Digital Contemplation

From 26 October to 11 November 2019, the Villers Abbey  and Numeric’Arts will once again join forces for the exhibition on digital art ‘Digital Contemplation’, which is organized in the heart of the site. Combining digital art and heritage, and  linking echoes from the past to the contemporary, is the fundamental purpose of this second opus, which gives a new interpretation of the two via the digital spectrum, the most important way of expression today.

Digital arts in the Abbey

From Victor Hugo to today the Abbey has amply inspired the artistic imagination. The numeric world, the preferred medium in our contemporary society, for its part has produced works that combine sensitivity, modesty and grandeur. The astonishing link of the digital with a heritage site invites young and old alike to take a different look at the historic domain and its old stones, during a walk that gives the aesthetic codes a new look.

This autumn, the works of Stéphanie Laforce, Kika Nicolela, Raphaël Vens, Mike Verlinden and Cédric Dermience, representative artists in the field of digital art, will be displayed both inside the Abbey and on its grounds by Numeric’Arts, a non-profit organisation that is committed to the promotion of both recognised Belgian digital artists and rising talent.

Electroacoustic installations

in the scale room, which is located in the Mill, Stéphanie Laforce unfolds her dreamy atmosphere to create a truly immersive experience.
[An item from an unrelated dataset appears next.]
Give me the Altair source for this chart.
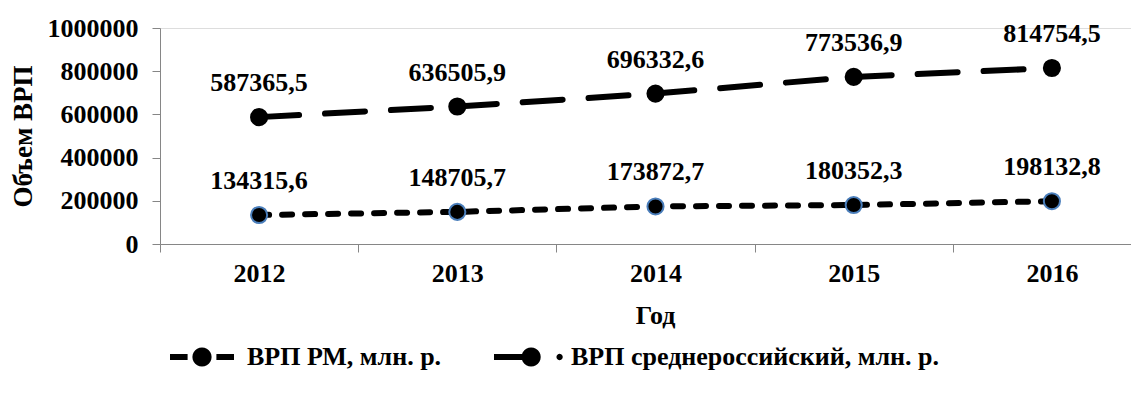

The audience is invited to operate a hybrid instrument, which is the result of a combination of an old sewing machine and a digital installation designed by the artist. This creates a real-time dialogue between the location and the ‘visitor-players’ who become the actors of a collective acoustic improvisation for a short period of time.

Stéphanie Laforce

Raphaël Vens  takes  advantage of  technology to capture the antique frequencies that are hidden in the Abbey. He evokes a common practice from ancient times. His work has its roots in antiquity and in some churches of later dates, where vases were inserted into the walls to improve acoustics. They served as frequency resonators or receivers to alter the sound quality of the building. Starting from this architectural artefact makes the initiative of the artist truly universalist. After all, Raphaël Vens is convinced that, throughout the centuries, each human life has contributed to shaping the world in which we live today, and that our society is the result of billions of voices, whatever their role, function, era or environment may have been. His installation functions on the same principle: each voice, unique by definition, comes to compose a collective piece of music which, following the world’s example, continues to evolve.

Contextual visual art

Visual art often invites us to look at what we normally see in a different way. An example of this is  Cédric Dermience’s work, which appeals to the gaze, playing with the idea of remanence. The artist explores the link between, on the one hand, the human interpretation of a reality, subject to our experiences, our culture, our psyche, and most importantly our ability to register light, and, on the other hand, the camera’s capacity to capture a moment that’s invisible to the naked eye, as well as its capacity to represent a multiform reality. His works aim to criticise the modern world and the at times dramatic impact of man on the environment. Cédric Dermience presents works that are scattered throughout the visitor’s route and are composed of photographs taken on site.

With a literal invitation to descend into darkness and time, Kika Nicola is interested in the turbine hall of the south wing of the Mill, which lends itself to a range of impressions. With her installation Organum, where the fight between shadow and light, between coercion and freedom, materialises in the face of a woman, she shows oppression as a symbol of both the internal obscurity and the world obscurity to evoke a painful process of transformation. This realisation echoes the artist’s previous work, with its participatory approach and by asking questions about identity and otherness, communication, self-representation, story, reasoning, cultural stereotypes, and social roles.

The Lightbox by Mike Verlinden

Vision Nocturne presents FormaX and DigitalWool, two audio-visual and interactive installations which were developed during multiple residencies at the iMAL, the centre of digital cultures and technology. These installations create an abstract harmony, both sensory and immersive. The digital works, both aesthetic and playful, invite the public to discover their tangible, visual and sound dimensions through interactions that trigger projected animations. New geometric figures collide to the rhythm of electronic sounds and stimulate the exploration of new graphic forms of expression.

With Digital Contemplation, an event set up by Numeric’Arts in coproduction with Villers Abbey, heritage and digital art present themselves in symbiosis and come together in an intellectual and cultural walk.